Monday, October 10, 2011

Racing to beat the clock on EPA's cross-state air rules



The New York Times reports that the legal wrangling over new U.S. EPA rules meant to curb interstate air pollution from power plants "turned into a full-blown melee late last week, with at least two dozen power companies, cities, states and industry groups joining the fray before Friday's deadline for court challenges."

"There are now more than 30 lawsuits asking the U.S. Court of Appeals for the District of Columbia Circuit to block the Cross-State Air Pollution Rule, which sets strict new limits on the nitrogen oxides (NOx) and sulfur dioxide (SO2) that cause soot and smog. EPA started crafting the program after the court found flaws with the George W. Bush-era Clean Air Interstate Rule, which was also meant to ensure that one state's pollution does not make it harder for another state to meet federal air quality standards."

Also among those filing lawsuits last week were Florida Electric Power Coordinating Group Inc.; the Kansas City Board of Public Utilities; Southwestern Public Service Co.; Northern States Power Co.; Wisconsin Paper Council Inc.; the city of Ames, Iowa; the Municipal Electric Authority of Georgia; the South Mississippi Electric Power Association; the National Rural Electric Cooperative Association; Consolidated Edison Co. of New York; Wisconsin Electric Power Co.; the Louisiana Chemical Association; Peabody Energy Corp.; the state of Georgia; the city of Springfield, Ill.; AEP Texas North Co.; the United Mine Workers of America; Entergy Corp.; the Lafayette Utilities System; the Midwest Ozone Group; Murray Energy Corp.; and the Utility Air Regulatory Group.

EPA, which predicts huge public health gains from cleaning up soot and smog, says that it has been attuned to the needs of power companies while writing the rules.

The agency's approach, not surprisingly, has won the backing of  public health and environmental groups.But it also is endorsed by some energy companies whose power plants emit lower amounts of pollution

Among them is New Jersey-based PSEG, natural gas-driven Calpine Corp. and Exelon Corp., the operator of the nation's largest fleet of nuclear plants.
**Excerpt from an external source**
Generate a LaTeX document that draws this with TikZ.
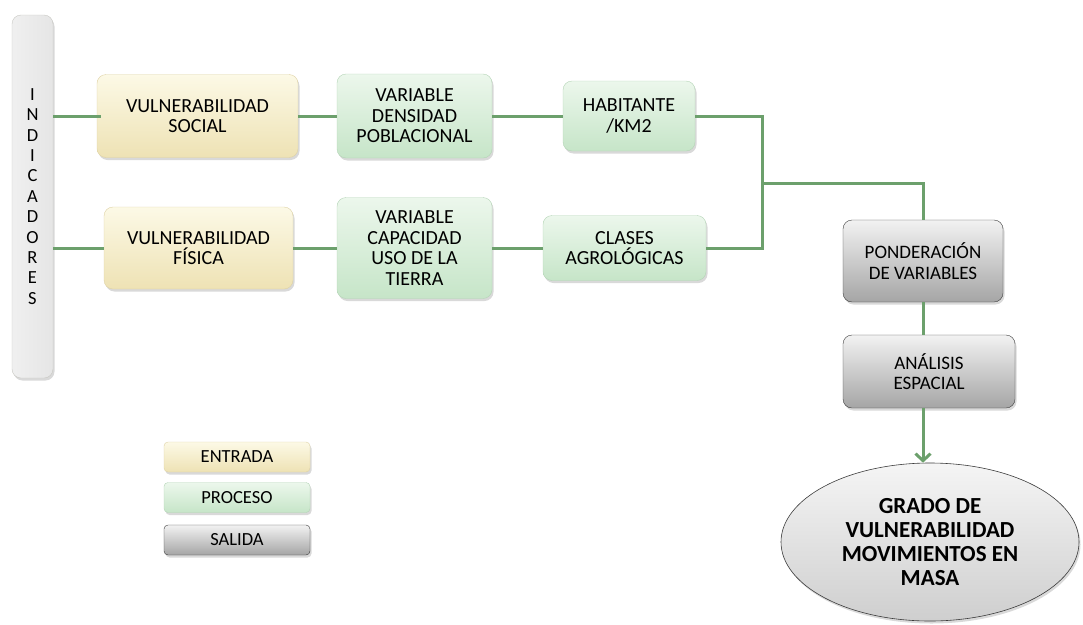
\documentclass[tikz,border=0pt]{standalone}
\usepackage{fontspec}
\setmainfont{Carlito}
\usetikzlibrary{shapes.geometric,shadows,arrows.meta}
\definecolor{linea}{RGB}{108,160,108}
\definecolor{entradaArriba}{RGB}{252,249,230}
\definecolor{entradaAbajo}{RGB}{238,226,180}
\definecolor{entradaBorde}{RGB}{222,210,165}
\definecolor{procesoArriba}{RGB}{236,247,236}
\definecolor{procesoAbajo}{RGB}{198,229,200}
\definecolor{procesoBorde}{RGB}{180,212,182}
\definecolor{salidaArriba}{RGB}{242,242,242}
\definecolor{salidaAbajo}{RGB}{165,165,165}
\definecolor{salidaBorde}{RGB}{60,60,60}
\definecolor{barraBorde}{RGB}{200,200,195}
\tikzset{
	caja/.style={rounded corners=9pt, align=center, inner sep=2pt,
		drop shadow={opacity=0.3, shadow xshift=1.5pt, shadow yshift=-2.5pt}},
	entrada/.style={caja, draw=entradaBorde, top color=entradaArriba, bottom color=entradaAbajo},
	proceso/.style={caja, draw=procesoBorde, top color=procesoArriba, bottom color=procesoAbajo},
	salida/.style={caja, draw=salidaBorde, top color=salidaArriba, bottom color=salidaAbajo},
	conector/.style={draw=linea, line width=3pt}
}
\begin{document}
\begin{tikzpicture}[x=1pt, y=-1pt, font=\fontsize{20}{20.5}\selectfont]
	\useasboundingbox (0,0) rectangle (1083,624);
	\node[caja, draw=barraBorde, left color=white!88!gray, right color=white!80!gray,
		minimum width=41pt, minimum height=363pt, font=\fontsize{18.5}{20.4}\selectfont] (IND) at (32.5,196.5)
		{I\\N\\D\\I\\C\\A\\D\\O\\R\\E\\S};
	\begin{scope}[every node/.style={entrada}]
		\node[minimum width=201pt, minimum height=83pt] (VS) at (197.5,116) {VULNERABILIDAD\\SOCIAL};
		\node[minimum width=189pt, minimum height=82pt] (VF) at (198.5,248) {VULNERABILIDAD\\FÍSICA};
	\end{scope}
	\begin{scope}[every node/.style={proceso}]
		\node[minimum width=155pt, minimum height=84pt] (VD) at (414.5,116) {VARIABLE\\DENSIDAD\\POBLACIONAL};
		\node[minimum width=132pt, minimum height=70pt] (HK) at (629,116) {HABITANTE\\/KM2};
		\node[minimum width=155pt, minimum height=101pt] (VC) at (414.5,248) {VARIABLE\\CAPACIDAD\\USO DE LA\\TIERRA};
		\node[minimum width=163pt, minimum height=65pt] (CA) at (624.5,248) {CLASES\\AGROLÓGICAS};
	\end{scope}
	\begin{scope}[every node/.style={salida, font=\fontsize{19}{20.5}\selectfont}]
		\node[minimum width=160pt, minimum height=82pt] (PV) at (923,261) {PONDERACIÓN\\DE VARIABLES};
		\node[minimum width=172pt, minimum height=73pt] (AE) at (929,371.5) {ANÁLISIS\\ESPACIAL};
		\node[ellipse, draw=salidaBorde, line width=0.6pt, top color=white!92!gray, bottom color=white!62!gray,
			minimum width=298pt, minimum height=158pt, font=\fontsize{23}{24}\selectfont\bfseries] (GV) at (930,542)
			{GRADO DE\\VULNERABILIDAD\\MOVIMIENTOS EN\\MASA};
	\end{scope}
	\begin{scope}[every node/.style={minimum width=146pt, minimum height=30pt, rounded corners=4pt,
			font=\fontsize{18.5}{20}\selectfont}]
		\node[entrada, rounded corners=4pt] (LE) at (237,457) {ENTRADA};
		\node[proceso, rounded corners=4pt] (LP) at (237,497.5) {PROCESO};
		\node[salida, rounded corners=4pt] (LS) at (237,540) {SALIDA};
	\end{scope}
	\begin{scope}[every edge/.style={conector}]
		\path (VS.west -| IND.east) edge ([xshift=4pt]VS.west);
		\path (VF.west -| IND.east) edge (VF.west);
		\path (VS) edge (VD);
		\path (VD) edge (HK);
		\path (VF) edge (VC);
		\path (VC) edge (CA);
	\end{scope}
	\coordinate (J) at (762,183);
	\draw[conector] (HK.east) -- (HK.east -| J) -- (CA.east -| J) -- (CA.east);
	\draw[conector] (J) -| (PV.north);
	\draw[conector] (PV.south) -- (PV.south |- AE.north);
	\draw[conector, -{Straight Barb[length=7pt, width=15pt]}] (AE.south -| PV) -- (GV.north -| PV);
\end{tikzpicture}
\end{document}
All three are urging the court to let the rules proceed.

New Jersey is a noted victim of cross-state air pollution 

The Garden State has been unable to meet national air quality standards for years and a big part of its problem is due to prevailing winds carrying pollution from facilities like the Portland Generating Station, a coal-fired power plant in neighboring Pennsylvania.

In May of 2010, the New Jersey Department of Environmental Protection petitioned the EPA to require the plant to install a scrubber that would catch 95 percent of sulfur dioxide before it leaves the plant's smokestacks.

"New Jersey has some of the worst air quality in the nation already and plants like this make the problem worse," NJDEP Commissioner Bob Martin said at the time. "Much of New Jersey's poor air quality is attributable to upwind, out-of-state pollution sources like the Portland plant."

Martin claimed that the 52-year-old coal-fired power plant is among the least efficient in the country, emitting more sulfur dioxide than seven of New Jersey's coal-fired plants combined.

Environmental groups have kept the pressure on the Portland plant

During the morning hours o f August 11, 2001, Greenpeace flew the hot-air aircraft, pictured at the top of this post, around the facility in Upper Mount Bethel Township to protest the plant's continued emissions.

Portland officials say they will be forced to close or to convert to burning natural gas if the EPA rules are adopted.